Commercial lubricant
industries use a complex pipeline
network
for the sequential processing of thousands of unique products annually.
Flushing is conducted between changeovers to ensure the integrity
of each production batch. An upcoming product is used for cleaning
the residues of the previous batch, resulting in the formation of
a commingled/mixed oil that does not match the specifications of either
of the two batches. The existing operations are based on the operator’s
experience and trial and error. After a selected flush time, the samples
are tested for their viscosity to determine the success of a flush.
The approach results in long downtime, the generation of large commingled
oil volumes, and huge economic losses. Hence, to overcome the drawback,
our work introduces a solution strategy for systematically optimizing
flushing operations and making more informed decisions to improve
the resource-management footprint of these industries.
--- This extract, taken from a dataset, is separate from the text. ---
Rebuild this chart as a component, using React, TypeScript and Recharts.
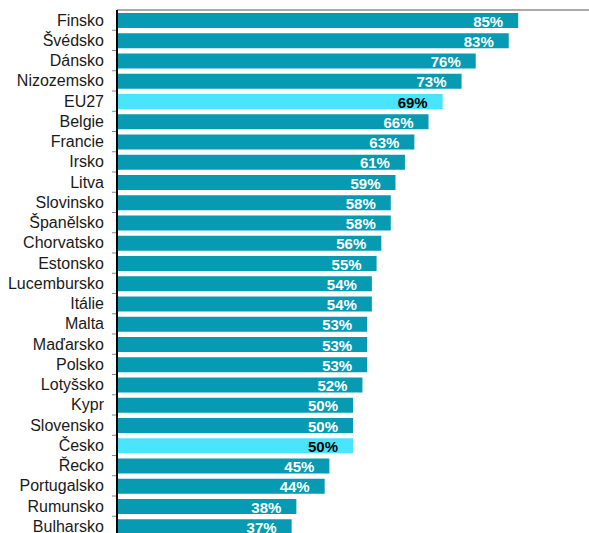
import { BarChart, Bar, XAxis, YAxis, Cell, LabelList } from "recharts";

// Share by country, sorted descending (chart is cropped at the bottom)
const countries = [
  "Finsko", "Švédsko", "Dánsko", "Nizozemsko", "EU27", "Belgie", "Francie",
  "Irsko", "Litva", "Slovinsko", "Španělsko", "Chorvatsko", "Estonsko",
  "Lucembursko", "Itálie", "Malta", "Maďarsko", "Polsko", "Lotyšsko", "Kypr",
  "Slovensko", "Česko", "Řecko", "Portugalsko", "Rumunsko", "Bulharsko",
];
const values = [
  85, 83, 76, 73, 69, 66, 63, 61, 59, 58, 58, 56, 55, 54, 54, 53, 53, 53, 52,
  50, 50, 50, 45, 44, 38, 37,
];
const highlighted = ["EU27", "Česko"];

const data = countries.map((name, i) => ({ name, value: values[i] }));

const BASE = "#069bb2";
const HIGHLIGHT = "#4ae4fc";
const FONT = "'Liberation Sans', Arial, sans-serif";
const BAND = 20.25;

const CategoryTick = (props: any) => {
  const { y, payload, index } = props;
  return (
    <g>
      <text
        x={104}
        y={y}
        dy={5.5}
        textAnchor="end"
        fontSize={16}
        fontFamily={FONT}
        fill="#1a1a1a"
      >
        {payload.value}
      </text>
      {index > 0 && (
        <line
          x1={112}
          x2={116}
          y1={y - BAND / 2}
          y2={y - BAND / 2}
          stroke="#888"
          strokeWidth={1}
        />
      )}
    </g>
  );
};

const ValueLabel = (props: any) => {
  const { x, y, width, height, value, index } = props;
  const isHi = highlighted.includes(countries[index]);
  return (
    <text
      x={x + width - 15}
      y={y + height / 2}
      dy={6}
      textAnchor="end"
      fontSize={15}
      fontWeight="bold"
      fontFamily={FONT}
      fill={isHi ? "#000" : "#fff"}
    >
      {value}%
    </text>
  );
};

export default function App() {
  return (
    <div
      style={{
        position: "fixed",
        top: 0,
        left: 0,
        width: 589,
        height: 533,
        overflow: "hidden",
        background: "#fff",
      }}
    >
      <BarChart
        width={589}
        height={10 + BAND * countries.length}
        data={data}
        layout="vertical"
        margin={{ top: 9, right: 0, bottom: 0, left: 0 }}
        barSize={15}
      >
        <XAxis
          type="number"
          domain={[0, 100]}
          orientation="top"
          height={1}
          tick={false}
          tickLine={false}
          axisLine={{ stroke: "#aaa", strokeWidth: 2 }}
        />
        <YAxis
          type="category"
          dataKey="name"
          width={117}
          interval={0}
          tickLine={false}
          axisLine={{ stroke: "#000", strokeWidth: 2 }}
          tick={<CategoryTick />}
        />
        <Bar dataKey="value" isAnimationActive={false}>
          {data.map((d) => (
            <Cell
              key={d.name}
              fill={highlighted.includes(d.name) ? HIGHLIGHT : BASE}
            />
          ))}
          <LabelList dataKey="value" content={<ValueLabel />} />
        </Bar>
      </BarChart>
    </div>
  );
}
We use the
American Petroleum Institute-Technical Data Book (API-TDB) blending
correlations for calculating the mixture viscosities in real-time.
The blending correlations are combined with our first-principles models
and validated against well-designed experimental data from the partnered
lubricant facility. Next, we formulate an optimal control problem
for predicting the optimum flushing times. We solve the problem using
two solution techniques viz. Pontryagin’s maximum principle
and discrete-time nonlinear programming. The results from both approaches
are compared with well-designed experimental data, and the economic
and environmental significance are discussed. The results illustrate
that with the application of a discrete-time nonlinear programming
solution approach, the flushing can be conducted at a customized flow
rate, and the necessary flushing volume can be reduced to over 30%
as compared to the trial-and-error mode of operation.